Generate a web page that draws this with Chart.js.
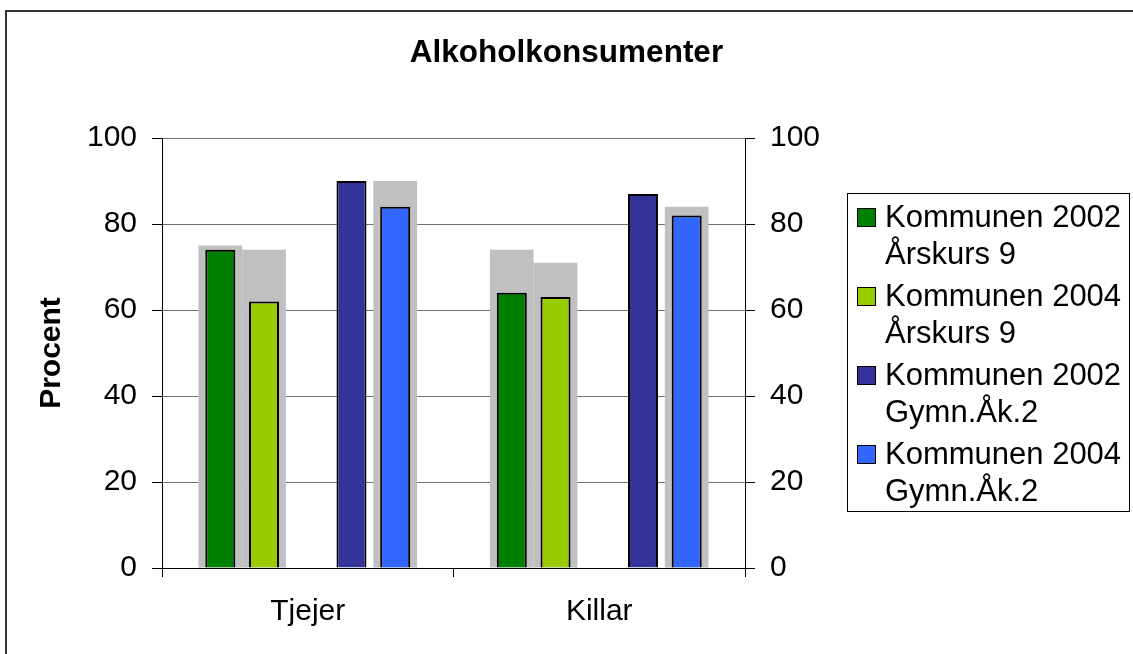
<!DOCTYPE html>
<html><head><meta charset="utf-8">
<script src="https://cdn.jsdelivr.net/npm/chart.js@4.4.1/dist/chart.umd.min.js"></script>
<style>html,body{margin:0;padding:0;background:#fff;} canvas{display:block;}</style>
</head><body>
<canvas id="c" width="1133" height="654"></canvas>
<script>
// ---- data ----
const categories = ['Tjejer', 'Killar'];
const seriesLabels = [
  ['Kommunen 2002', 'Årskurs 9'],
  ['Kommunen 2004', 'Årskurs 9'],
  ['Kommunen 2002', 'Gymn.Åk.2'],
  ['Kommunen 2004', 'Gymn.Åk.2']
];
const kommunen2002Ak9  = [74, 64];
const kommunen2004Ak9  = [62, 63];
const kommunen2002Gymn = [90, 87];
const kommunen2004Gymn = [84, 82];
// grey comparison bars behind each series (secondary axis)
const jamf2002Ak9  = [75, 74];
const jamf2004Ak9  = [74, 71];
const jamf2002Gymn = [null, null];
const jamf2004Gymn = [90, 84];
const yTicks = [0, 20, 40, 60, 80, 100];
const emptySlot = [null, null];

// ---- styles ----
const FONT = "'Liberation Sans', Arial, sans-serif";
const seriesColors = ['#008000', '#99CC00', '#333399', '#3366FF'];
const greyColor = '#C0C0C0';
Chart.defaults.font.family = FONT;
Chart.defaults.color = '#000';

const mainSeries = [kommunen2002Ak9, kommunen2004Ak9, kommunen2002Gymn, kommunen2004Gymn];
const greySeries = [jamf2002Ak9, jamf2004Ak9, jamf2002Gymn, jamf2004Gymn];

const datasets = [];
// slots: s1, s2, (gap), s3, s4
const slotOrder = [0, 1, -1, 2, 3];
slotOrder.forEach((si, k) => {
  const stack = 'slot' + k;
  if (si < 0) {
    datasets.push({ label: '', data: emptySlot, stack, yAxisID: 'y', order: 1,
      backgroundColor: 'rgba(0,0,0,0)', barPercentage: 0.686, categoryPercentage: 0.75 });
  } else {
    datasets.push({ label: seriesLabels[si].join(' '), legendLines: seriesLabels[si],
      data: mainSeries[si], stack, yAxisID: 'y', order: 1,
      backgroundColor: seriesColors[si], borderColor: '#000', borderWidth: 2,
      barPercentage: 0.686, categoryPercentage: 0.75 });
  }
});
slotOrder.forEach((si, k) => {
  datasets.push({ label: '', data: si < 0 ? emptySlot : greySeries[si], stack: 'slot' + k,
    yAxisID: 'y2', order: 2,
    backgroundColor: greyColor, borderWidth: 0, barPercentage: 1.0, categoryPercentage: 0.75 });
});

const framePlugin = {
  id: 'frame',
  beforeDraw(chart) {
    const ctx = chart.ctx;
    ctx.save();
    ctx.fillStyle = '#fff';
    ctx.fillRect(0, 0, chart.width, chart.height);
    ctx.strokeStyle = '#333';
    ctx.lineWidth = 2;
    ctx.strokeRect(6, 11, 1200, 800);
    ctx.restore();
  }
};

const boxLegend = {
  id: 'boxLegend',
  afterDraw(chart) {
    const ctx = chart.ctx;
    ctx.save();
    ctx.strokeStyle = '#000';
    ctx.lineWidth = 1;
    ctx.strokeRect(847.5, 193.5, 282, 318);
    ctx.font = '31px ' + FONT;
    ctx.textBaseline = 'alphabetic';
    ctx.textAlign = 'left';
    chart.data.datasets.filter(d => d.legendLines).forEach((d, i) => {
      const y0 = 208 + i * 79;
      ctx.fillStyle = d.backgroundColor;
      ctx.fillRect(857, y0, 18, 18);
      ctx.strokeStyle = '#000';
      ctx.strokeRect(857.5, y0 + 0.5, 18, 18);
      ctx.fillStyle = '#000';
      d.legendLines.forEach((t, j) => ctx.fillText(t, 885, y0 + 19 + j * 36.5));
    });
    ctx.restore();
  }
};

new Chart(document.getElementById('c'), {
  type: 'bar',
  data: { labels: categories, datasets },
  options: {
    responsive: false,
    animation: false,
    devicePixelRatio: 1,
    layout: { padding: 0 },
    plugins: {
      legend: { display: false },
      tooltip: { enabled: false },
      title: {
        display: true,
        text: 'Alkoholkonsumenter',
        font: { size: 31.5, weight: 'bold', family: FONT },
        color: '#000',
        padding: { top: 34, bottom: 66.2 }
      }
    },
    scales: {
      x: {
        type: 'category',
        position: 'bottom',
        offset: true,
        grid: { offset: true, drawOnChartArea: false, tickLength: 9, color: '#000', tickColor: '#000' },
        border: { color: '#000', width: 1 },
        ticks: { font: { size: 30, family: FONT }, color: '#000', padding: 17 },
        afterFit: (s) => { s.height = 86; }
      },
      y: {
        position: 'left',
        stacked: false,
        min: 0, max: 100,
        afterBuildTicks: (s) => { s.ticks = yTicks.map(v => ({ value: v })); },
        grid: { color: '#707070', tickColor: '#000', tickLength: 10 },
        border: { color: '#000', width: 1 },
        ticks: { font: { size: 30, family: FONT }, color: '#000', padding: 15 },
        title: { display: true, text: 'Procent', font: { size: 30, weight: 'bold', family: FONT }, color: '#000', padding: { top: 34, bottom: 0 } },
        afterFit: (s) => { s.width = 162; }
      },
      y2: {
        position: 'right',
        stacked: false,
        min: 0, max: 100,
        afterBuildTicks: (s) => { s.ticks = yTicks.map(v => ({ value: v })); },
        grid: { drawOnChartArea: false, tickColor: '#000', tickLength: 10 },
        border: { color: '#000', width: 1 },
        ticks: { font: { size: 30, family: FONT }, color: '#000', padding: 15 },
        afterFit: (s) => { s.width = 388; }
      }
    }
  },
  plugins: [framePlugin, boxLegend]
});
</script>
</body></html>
——————
THE EXERCISE: Begin at the top of the material above and output each line exactly, stopping after the line that holds "jamf2004Ak9, jamf2002Gymn, jamf2004Gymn];". Leave out pictures.

THE RESPONSE:
Generate a web page that draws this with Chart.js.
<!DOCTYPE html>
<html><head><meta charset="utf-8">
<script src="https://cdn.jsdelivr.net/npm/chart.js@4.4.1/dist/chart.umd.min.js"></script>
<style>html,body{margin:0;padding:0;background:#fff;} canvas{display:block;}</style>
</head><body>
<canvas id="c" width="1133" height="654"></canvas>
<script>
// ---- data ----
const categories = ['Tjejer', 'Killar'];
const seriesLabels = [
  ['Kommunen 2002', 'Årskurs 9'],
  ['Kommunen 2004', 'Årskurs 9'],
  ['Kommunen 2002', 'Gymn.Åk.2'],
  ['Kommunen 2004', 'Gymn.Åk.2']
];
const kommunen2002Ak9  = [74, 64];
const kommunen2004Ak9  = [62, 63];
const kommunen2002Gymn = [90, 87];
const kommunen2004Gymn = [84, 82];
// grey comparison bars behind each series (secondary axis)
const jamf2002Ak9  = [75, 74];
const jamf2004Ak9  = [74, 71];
const jamf2002Gymn = [null, null];
const jamf2004Gymn = [90, 84];
const yTicks = [0, 20, 40, 60, 80, 100];
const emptySlot = [null, null];

// ---- styles ----
const FONT = "'Liberation Sans', Arial, sans-serif";
const seriesColors = ['#008000', '#99CC00', '#333399', '#3366FF'];
const greyColor = '#C0C0C0';
Chart.defaults.font.family = FONT;
Chart.defaults.color = '#000';

const mainSeries = [kommunen2002Ak9, kommunen2004Ak9, kommunen2002Gymn, kommunen2004Gymn];
const greySeries = [jamf2002Ak9, jamf2004Ak9, jamf2002Gymn, jamf2004Gymn];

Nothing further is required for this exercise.